— START SUPPLIED DATA —

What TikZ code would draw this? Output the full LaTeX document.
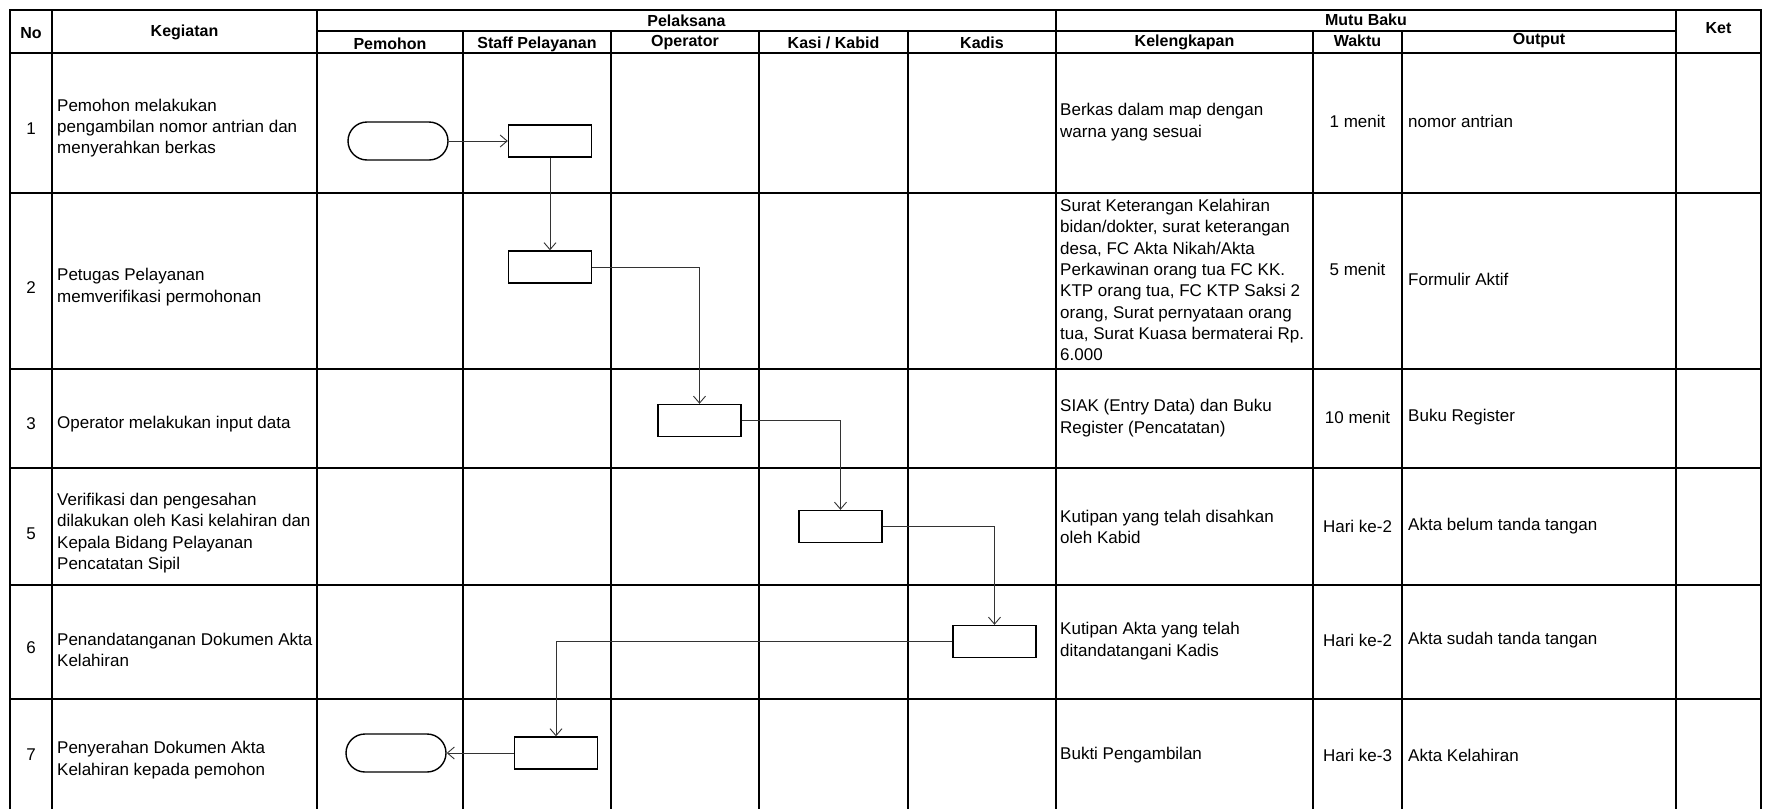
\documentclass[tikz,border=0pt]{standalone}
\usepackage{fontspec}
\setmainfont{Liberation Sans}
\usetikzlibrary{arrows.meta}
\begin{document}
\begin{tikzpicture}[x=1pt,y=-1pt,
  hdrline/.style={line width=2.6pt, line cap=rect},
  gridline/.style={line width=1.5pt},
  hdr/.style={font=\fontsize{16}{19}\selectfont\bfseries, inner sep=0pt},
  num/.style={font=\fontsize{17}{21}\selectfont, inner sep=0pt},
  cell/.style={font=\fontsize{17}{21.3}\selectfont, align=left, anchor=west, inner sep=0pt},
  waktu/.style={font=\fontsize{17}{21}\selectfont, inner sep=0pt},
  term/.style={draw, line width=1.4pt, rounded corners=19pt, minimum width=100pt, minimum height=38pt, inner sep=0pt},
  proc/.style={draw, line width=1.4pt, minimum width=83pt, minimum height=32pt, inner sep=0pt},
  flow/.style={line width=0.9pt, draw=black!80, -{Straight Barb[length=7pt,width=12pt,line width=0.9pt]}}
]
\useasboundingbox (0,0) rectangle (1769,809);

% body grid
\foreach \x in {10,52,317,463,611,759,908,1056,1313,1402,1676,1761}
  \draw[gridline] (\x,53) -- (\x,809);
\foreach \y in {193,369,468,585,699}
  \draw[gridline] (10,\y) -- (1761,\y);

% header grid
\draw[hdrline] (10,10) rectangle (1761,53);
\foreach \x in {52,317,1056,1676}
  \draw[hdrline] (\x,10) -- (\x,53);
\draw[hdrline] (317,31) -- (1676,31);
\foreach \x in {463,611,759,908,1313,1402}
  \draw[hdrline] (\x,31) -- (\x,53);

% header labels
\node[hdr] (hNo)   at (31,33)     {No};
\node[hdr] (hKeg)  at (184.5,32)  {Kegiatan};
\node[hdr] (hPel)  at (686.5,21)  {Pelaksana};
\node[hdr] (hMutu) at (1366,20)   {Mutu Baku};
\node[hdr] (hKet)  at (1718.5,28) {Ket};
\node[hdr] (hPem)  at (390,44)    {Pemohon};
\node[hdr] (hStf)  at (537,44)    {Staff Pelayanan};
\node[hdr] (hOpr)  at (685,43)    {Operator};
\node[hdr] (hKasi) at (833.5,43)  {Kasi / Kabid};
\node[hdr] (hKds)  at (982,43)    {Kadis};
\node[hdr] (hKel)  at (1184.5,42) {Kelengkapan};
\node[hdr] (hWkt)  at (1357.5,41) {Waktu};
\node[hdr] (hOut)  at (1539,41)   {Output};

% row numbers
\node[num] (n1) at (31,129) {1};
\node[num] (n2) at (31,288) {2};
\node[num] (n3) at (31,424) {3};
\node[num] (n5) at (31,534) {5};
\node[num] (n6) at (31,648) {6};
\node[num] (n7) at (31,755) {7};

% activities
\node[cell] (k1) at (57,128) {Pemohon melakukan\\pengambilan nomor antrian dan\\menyerahkan berkas};
\node[cell] (k2) at (57,287) {Petugas Pelayanan\\memverifikasi permohonan};
\node[cell] (k3) at (57,424) {Operator melakukan input data};
\node[cell] (k5) at (57,533) {Verifikasi dan pengesahan\\dilakukan oleh Kasi kelahiran dan\\Kepala Bidang Pelayanan\\Pencatatan Sipil};
\node[cell] (k6) at (57,650) {Penandatanganan Dokumen Akta\\Kelahiran};
\node[cell] (k7) at (57,760) {Penyerahan Dokumen Akta\\Kelahiran kepada pemohon};

% requirements
\node[cell] (l1) at (1060,122) {Berkas dalam map dengan\\warna yang sesuai};
\node[cell] (l2) at (1060,280) {Surat Keterangan Kelahiran\\bidan/dokter, surat keterangan\\desa, FC Akta Nikah/Akta\\Perkawinan orang tua FC KK.\\KTP orang tua, FC KTP Saksi 2\\orang, Surat pernyataan orang\\tua, Surat Kuasa bermaterai Rp.\\6.000};
\node[cell] (l3) at (1060,418) {SIAK (Entry Data) dan Buku\\Register (Pencatatan)};
\node[cell] (l5) at (1060,527) {Kutipan yang telah disahkan\\oleh Kabid};
\node[cell] (l6) at (1060,641) {Kutipan Akta yang telah\\ditandatangani Kadis};
\node[cell] (l7) at (1060,755) {Bukti Pengambilan};

% time
\node[waktu] (w1) at (1357.5,121) {1 menit};
\node[waktu] (w2) at (1357.5,269) {5 menit};
\node[waktu] (w3) at (1357.5,417) {10 menit};
\node[waktu] (w5) at (1357.5,526) {Hari ke-2};
\node[waktu] (w6) at (1357.5,640) {Hari ke-2};
\node[waktu] (w7) at (1357.5,755) {Hari ke-3};

% output
\node[cell] (o1) at (1408,121) {nomor antrian};
\node[cell] (o2) at (1408,279) {Formulir Aktif};
\node[cell] (o3) at (1408,417) {Buku Register};
\node[cell] (o5) at (1408,526) {Akta belum tanda tangan};
\node[cell] (o6) at (1408,640) {Akta sudah tanda tangan};
\node[cell] (o7) at (1408,755) {Akta Kelahiran};

% flow shapes
\node[term] (t1) at (398,141)   {};
\node[proc] (s1) at (550,141)   {};
\node[proc] (s2) at (550,267)   {};
\node[proc] (op) at (699.5,420.5) {};
\node[proc] (ks) at (840.5,526.5) {};
\node[proc] (kd) at (994.5,641.5) {};
\node[proc] (s3) at (556,753)   {};
\node[term] (t2) at (396,753)   {};

% flow connectors
\draw[flow] (t1.east) -- (s1.west);
\draw[flow] (s1.south) -- (s2.north);
\draw[flow] (s2.east) -| (op.north);
\draw[flow] (op.east) -| (ks.north);
\draw[flow] (ks.east) -| (kd.north);
\draw[flow] (kd.west) -| (s3.north);
\draw[flow] (s3.west) -- (t2.east);
\end{tikzpicture}
\end{document}
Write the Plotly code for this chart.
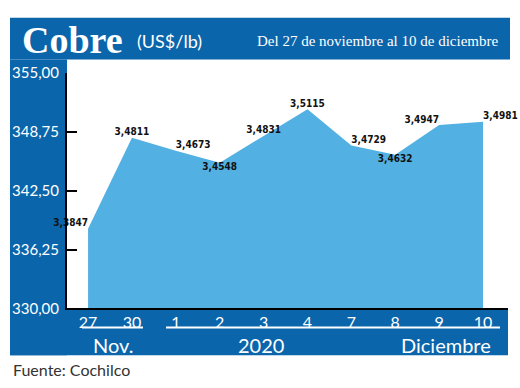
import plotly.graph_objects as go

W, H = 520, 388
days = ["27", "30", "1", "2", "3", "4", "7", "8", "9", "10"]
prices = [3.3847, 3.4811, 3.4673, 3.4548, 3.4831, 3.5115, 3.4729, 3.4632, 3.4947, 3.4981]
label_text = ["3,3847", "3,4811", "3,4673", "3,4548", "3,4831", "3,5115", "3,4729", "3,4632", "3,4947", "3,4981"]
label_pos = ["top left", "top center", "top right", "bottom center", "top center",
             "top center", "top right", "bottom center", "top left", "top right"]
yticks = [330.0, 336.25, 342.5, 348.75, 355.0]
yticktext = ["330,00", "336,25", "342,50", "348,75", "355,00"]
groups = ["Nov.", "2020", "Diciembre"]

BLUE = "#0B65AB"
AREA = "#52B1E2"

def px(x):
    return x / W

def py(y):
    return 1 - y / H

x_idx = list(range(len(days)))
cents = [p * 100 for p in prices]

fig = go.Figure()
fig.add_trace(go.Scatter(
    x=x_idx, y=cents, mode="lines+text", fill="tozeroy", fillcolor=AREA,
    line=dict(width=0, color=AREA), text=label_text, textposition=label_pos,
    textfont=dict(family="Liberation Sans Narrow, DejaVu Sans Condensed, sans-serif",
                  size=10, color="#111", weight="bold"),
    hoverinfo="skip", showlegend=False, cliponaxis=False,
))

shapes = [
    dict(type="rect", xref="paper", yref="paper", x0=px(10), x1=px(510), y0=py(52), y1=py(8),
         fillcolor=BLUE, line=dict(width=0), layer="below"),
    dict(type="rect", xref="paper", yref="paper", x0=px(10), x1=px(67), y0=py(362), y1=py(52),
         fillcolor=BLUE, line=dict(width=0), layer="below"),
    dict(type="rect", xref="paper", yref="paper", x0=px(10), x1=px(508), y0=py(362), y1=py(313),
         fillcolor=BLUE, line=dict(width=0), layer="below"),
    dict(type="line", xref="paper", yref="paper", x0=px(82), x1=px(143), y0=py(333), y1=py(333),
         line=dict(color="white", width=2)),
    dict(type="line", xref="paper", yref="paper", x0=px(166), x1=px(500), y0=py(333), y1=py(333),
         line=dict(color="white", width=2)),
]

sans = "Lato, Open Sans, sans-serif"
annotations = [
    dict(text="<b>Cobre</b>", xref="paper", yref="paper", x=px(20), y=py(31), xanchor="left",
         yanchor="middle", showarrow=False,
         font=dict(family="Liberation Serif, serif", size=38, color="white")),
    dict(text="(US$/lb)", xref="paper", yref="paper", x=px(135), y=py(32), xanchor="left",
         yanchor="middle", showarrow=False, font=dict(family=sans, size=18, color="white")),
    dict(text="Del 27 de noviembre al 10 de diciembre", xref="paper", yref="paper", x=px(501),
         y=py(32), xanchor="right", yanchor="middle", showarrow=False,
         font=dict(family="Liberation Serif, serif", size=15, color="white")),
    dict(text=groups[0], xref="paper", yref="paper", x=px(113), y=py(351), xanchor="center",
         yanchor="middle", showarrow=False, font=dict(family=sans, size=20, color="white")),
    dict(text=groups[1], xref="paper", yref="paper", x=px(261), y=py(351), xanchor="center",
         yanchor="middle", showarrow=False, font=dict(family=sans, size=20, color="white")),
    dict(text=groups[2], xref="paper", yref="paper", x=px(446), y=py(351), xanchor="center",
         yanchor="middle", showarrow=False, font=dict(family=sans, size=20, color="white")),
    dict(text="Fuente: Cochilco", xref="paper", yref="paper", x=px(11), y=py(377), xanchor="left",
         yanchor="middle", showarrow=False, font=dict(family=sans, size=16, color="#333")),
]

fig.update_layout(
    width=W, height=H, margin=dict(l=0, r=0, t=0, b=0),
    paper_bgcolor="white", plot_bgcolor="white",
    shapes=shapes, annotations=annotations,
    xaxis=dict(domain=[px(67), px(508)], range=[-0.48, 9.57], tickmode="array",
               tickvals=x_idx, ticktext=days, showgrid=False, zeroline=False,
               showline=True, linecolor="black", linewidth=2, ticks="",
               ticklabelstandoff=-2,
               tickfont=dict(family=sans, size=16, color="white")),
    yaxis=dict(domain=[py(313), py(66)], range=[330, 355], tickmode="array",
               tickvals=yticks, ticktext=yticktext, showgrid=False, zeroline=False,
               showline=True, linecolor="black", linewidth=2, ticks="inside",
               ticklen=10, tickwidth=2, tickcolor="black", ticklabelstandoff=3,
               tickfont=dict(family=sans, size=15, color="white")),
)

fig.write_html("out.html")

— END SUPPLIED DATA —

GIVEN PROBLEM:
Go through the records and copy each line with "code" in it.

TASK OUTPUT:
What TikZ code would draw this? Output the full LaTeX document.
Write the Plotly code for this chart.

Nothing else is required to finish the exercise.